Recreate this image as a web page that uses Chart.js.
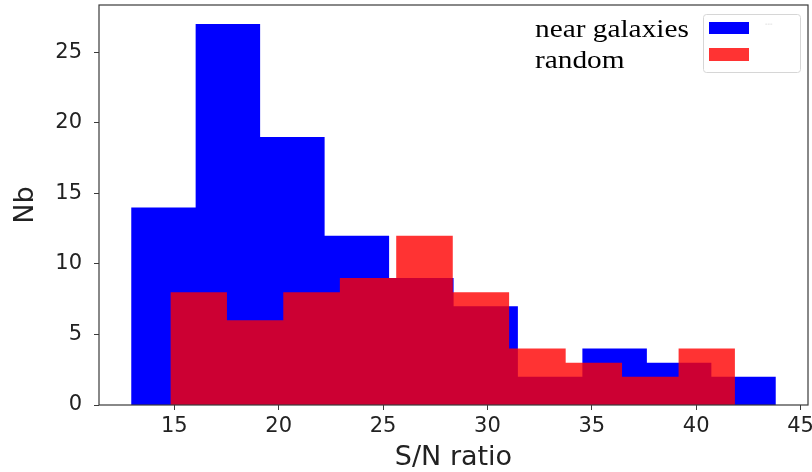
<!DOCTYPE html>
<html>
<head>
<meta charset="utf-8">
<script src="https://cdn.jsdelivr.net/npm/chart.js@4/dist/chart.umd.min.js"></script>
<style>
  html, body { margin: 0; padding: 0; background: #fff; }
  #wrap { width: 812px; height: 472px; position: relative; }
</style>
</head>
<body>
<div id="wrap"><canvas id="snChart"></canvas></div>
<script>
// bin edges and counts
const nearEdges = [12.93, 16.02, 19.11, 22.20, 25.29, 28.38, 31.46, 34.55, 37.64, 40.73, 43.82];
const nearCounts = [14, 27, 19, 12, 9, 7, 2, 4, 3, 2];
const randomEdges = [14.81, 17.52, 20.22, 22.93, 25.63, 28.34, 31.04, 33.75, 36.45, 39.16, 41.86];
const randomCounts = [8, 6, 8, 9, 12, 8, 4, 3, 2, 4];

const xTicks = [15, 20, 25, 30, 35, 40, 45];
const yTicks = [0, 5, 10, 15, 20, 25];
const seriesNames = ['near galaxies', 'random'];

const BLUE = '#0000ff';
const RED = 'rgba(255, 0, 0, 0.8)';

// each left edge carries its bin count, the last edge drops back to 0
function steps(edges, counts) {
  const pts = counts.map((c, i) => ({ x: edges[i], y: c }));
  pts.push({ x: edges[edges.length - 1], y: 0 });
  return pts;
}

const frame = {
  id: 'frame',
  afterDatasetsDraw(chart) {
    const a = chart.chartArea;
    const ctx = chart.ctx;
    ctx.save();
    ctx.strokeStyle = '#3a3a3a';
    ctx.lineWidth = 1.2;
    ctx.strokeRect(a.left, a.top, a.right - a.left, a.bottom - a.top);
    ctx.restore();
  }
};

const sideLegend = {
  id: 'sideLegend',
  afterDraw(chart) {
    const ctx = chart.ctx;
    ctx.save();
    // legend box
    const bx = 703, by = 14, bw = 97, bh = 58;
    ctx.fillStyle = 'rgba(255,255,255,0.8)';
    ctx.strokeStyle = '#d6d6d6';
    ctx.lineWidth = 1;
    ctx.beginPath();
    ctx.roundRect(bx + 0.5, by + 0.5, bw, bh, 3);
    ctx.fill();
    ctx.stroke();
    ctx.fillStyle = BLUE;
    ctx.fillRect(709, 22, 40, 12);
    ctx.fillStyle = RED;
    ctx.fillRect(709, 48, 40, 13);
    ctx.fillStyle = '#cfcfcf';
    ctx.font = '7px "DejaVu Sans"';
    ctx.fillText('---', 765, 26);
    // labels set beside the box
    ctx.fillStyle = '#000';
    ctx.font = '25.5px "Liberation Serif"';
    ctx.textBaseline = 'alphabetic';
    ctx.translate(535, 0);
    ctx.scale(1.15, 1);
    ctx.fillText(seriesNames[0], 0, 37);
    ctx.fillText(seriesNames[1], 0, 68);
    ctx.restore();
  }
};

new Chart(document.getElementById('snChart'), {
  type: 'line',
  data: {
    datasets: [
      {
        label: seriesNames[1],
        data: steps(randomEdges, randomCounts),
        stepped: 'before',
        fill: 'origin',
        backgroundColor: RED,
        borderColor: 'transparent',
        borderWidth: 0,
        pointRadius: 0,
        order: 1
      },
      {
        label: seriesNames[0],
        data: steps(nearEdges, nearCounts),
        stepped: 'before',
        fill: 'origin',
        backgroundColor: BLUE,
        borderColor: 'transparent',
        borderWidth: 0,
        pointRadius: 0,
        order: 2
      }
    ]
  },
  options: {
    responsive: true,
    maintainAspectRatio: false,
    animation: false,
    layout: { padding: { top: 5, right: 4, left: 0, bottom: 0 } },
    plugins: {
      legend: { display: false },
      tooltip: { enabled: false }
    },
    scales: {
      x: {
        type: 'linear',
        min: 11.39,
        max: 45.36,
        afterBuildTicks(scale) {
          scale.ticks = xTicks.map(v => ({ value: v }));
        },
        afterFit(scale) {
          scale.height = 67;
          scale.paddingLeft = 0;
          scale.paddingRight = 0;
        },
        grid: { display: true, drawOnChartArea: false, drawTicks: true, tickLength: 5, color: '#3a3a3a' },
        border: { display: false },
        ticks: {
          color: '#222',
          font: { family: 'DejaVu Sans', size: 21 },
          padding: 4,
          maxRotation: 0
        },
        title: {
          display: true,
          text: 'S/N ratio',
          color: '#222',
          font: { family: 'DejaVu Sans', size: 27, lineHeight: 1 },
          padding: { top: 0, bottom: 1 }
        }
      },
      y: {
        min: 0,
        max: 28.35,
        afterBuildTicks(scale) {
          scale.ticks = yTicks.map(v => ({ value: v }));
        },
        afterFit(scale) {
          scale.width = 99;
          scale.paddingTop = 0;
          scale.paddingBottom = 0;
        },
        grid: { display: true, drawOnChartArea: false, drawTicks: true, tickLength: 5, color: '#3a3a3a' },
        border: { display: false },
        ticks: {
          color: '#222',
          font: { family: 'DejaVu Sans', size: 21 },
          padding: 12
        },
        title: {
          display: true,
          text: 'Nb',
          color: '#222',
          font: { family: 'DejaVu Sans', size: 27, lineHeight: 1 },
          padding: { top: 12, bottom: 0 }
        }
      }
    }
  },
  plugins: [frame, sideLegend]
});
</script>
</body>
</html>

* [Task objective]: Pictures excluded, quote all the data above exactly.

* [Response below]:
Recreate this image as a web page that uses Chart.js.
<!DOCTYPE html>
<html>
<head>
<meta charset="utf-8">
<script src="https://cdn.jsdelivr.net/npm/chart.js@4/dist/chart.umd.min.js"></script>
<style>
  html, body { margin: 0; padding: 0; background: #fff; }
  #wrap { width: 812px; height: 472px; position: relative; }
</style>
</head>
<body>
<div id="wrap"><canvas id="snChart"></canvas></div>
<script>
// bin edges and counts
const nearEdges = [12.93, 16.02, 19.11, 22.20, 25.29, 28.38, 31.46, 34.55, 37.64, 40.73, 43.82];
const nearCounts = [14, 27, 19, 12, 9, 7, 2, 4, 3, 2];
const randomEdges = [14.81, 17.52, 20.22, 22.93, 25.63, 28.34, 31.04, 33.75, 36.45, 39.16, 41.86];
const randomCounts = [8, 6, 8, 9, 12, 8, 4, 3, 2, 4];

const xTicks = [15, 20, 25, 30, 35, 40, 45];
const yTicks = [0, 5, 10, 15, 20, 25];
const seriesNames = ['near galaxies', 'random'];

const BLUE = '#0000ff';
const RED = 'rgba(255, 0, 0, 0.8)';

// each left edge carries its bin count, the last edge drops back to 0
function steps(edges, counts) {
  const pts = counts.map((c, i) => ({ x: edges[i], y: c }));
  pts.push({ x: edges[edges.length - 1], y: 0 });
  return pts;
}

const frame = {
  id: 'frame',
  afterDatasetsDraw(chart) {
    const a = chart.chartArea;
    const ctx = chart.ctx;
    ctx.save();
    ctx.strokeStyle = '#3a3a3a';
    ctx.lineWidth = 1.2;
    ctx.strokeRect(a.left, a.top, a.right - a.left, a.bottom - a.top);
    ctx.restore();
  }
};

const sideLegend = {
  id: 'sideLegend',
  afterDraw(chart) {
    const ctx = chart.ctx;
    ctx.save();
    // legend box
    const bx = 703, by = 14, bw = 97, bh = 58;
    ctx.fillStyle = 'rgba(255,255,255,0.8)';
    ctx.strokeStyle = '#d6d6d6';
    ctx.lineWidth = 1;
    ctx.beginPath();
    ctx.roundRect(bx + 0.5, by + 0.5, bw, bh, 3);
    ctx.fill();
    ctx.stroke();
    ctx.fillStyle = BLUE;
    ctx.fillRect(709, 22, 40, 12);
    ctx.fillStyle = RED;
    ctx.fillRect(709, 48, 40, 13);
    ctx.fillStyle = '#cfcfcf';
    ctx.font = '7px "DejaVu Sans"';
    ctx.fillText('---', 765, 26);
    // labels set beside the box
    ctx.fillStyle = '#000';
    ctx.font = '25.5px "Liberation Serif"';
    ctx.textBaseline = 'alphabetic';
    ctx.translate(535, 0);
    ctx.scale(1.15, 1);
    ctx.fillText(seriesNames[0], 0, 37);
    ctx.fillText(seriesNames[1], 0, 68);
    ctx.restore();
  }
};

new Chart(document.getElementById('snChart'), {
  type: 'line',
  data: {
    datasets: [
      {
        label: seriesNames[1],
        data: steps(randomEdges, randomCounts),
        stepped: 'before',
        fill: 'origin',
        backgroundColor: RED,
        borderColor: 'transparent',
        borderWidth: 0,
        pointRadius: 0,
        order: 1
      },
      {
        label: seriesNames[0],
        data: steps(nearEdges, nearCounts),
        stepped: 'before',
        fill: 'origin',
        backgroundColor: BLUE,
        borderColor: 'transparent',
        borderWidth: 0,
        pointRadius: 0,
        order: 2
      }
    ]
  },
  options: {
    responsive: true,
    maintainAspectRatio: false,
    animation: false,
    layout: { padding: { top: 5, right: 4, left: 0, bottom: 0 } },
    plugins: {
      legend: { display: false },
      tooltip: { enabled: false }
    },
    scales: {
      x: {
        type: 'linear',
        min: 11.39,
        max: 45.36,
        afterBuildTicks(scale) {
          scale.ticks = xTicks.map(v => ({ value: v }));
        },
        afterFit(scale) {
          scale.height = 67;
          scale.paddingLeft = 0;
          scale.paddingRight = 0;
        },
        grid: { display: true, drawOnChartArea: false, drawTicks: true, tickLength: 5, color: '#3a3a3a' },
        border: { display: false },
        ticks: {
          color: '#222',
          font: { family: 'DejaVu Sans', size: 21 },
          padding: 4,
          maxRotation: 0
        },
        title: {
          display: true,
          text: 'S/N ratio',
          color: '#222',
          font: { family: 'DejaVu Sans', size: 27, lineHeight: 1 },
          padding: { top: 0, bottom: 1 }
        }
      },
      y: {
        min: 0,
        max: 28.35,
        afterBuildTicks(scale) {
          scale.ticks = yTicks.map(v => ({ value: v }));
        },
        afterFit(scale) {
          scale.width = 99;
          scale.paddingTop = 0;
          scale.paddingBottom = 0;
        },
        grid: { display: true, drawOnChartArea: false, drawTicks: true, tickLength: 5, color: '#3a3a3a' },
        border: { display: false },
        ticks: {
          color: '#222',
          font: { family: 'DejaVu Sans', size: 21 },
          padding: 12
        },
        title: {
          display: true,
          text: 'Nb',
          color: '#222',
          font: { family: 'DejaVu Sans', size: 27, lineHeight: 1 },
          padding: { top: 12, bottom: 0 }
        }
      }
    }
  },
  plugins: [frame, sideLegend]
});
</script>
</body>
</html>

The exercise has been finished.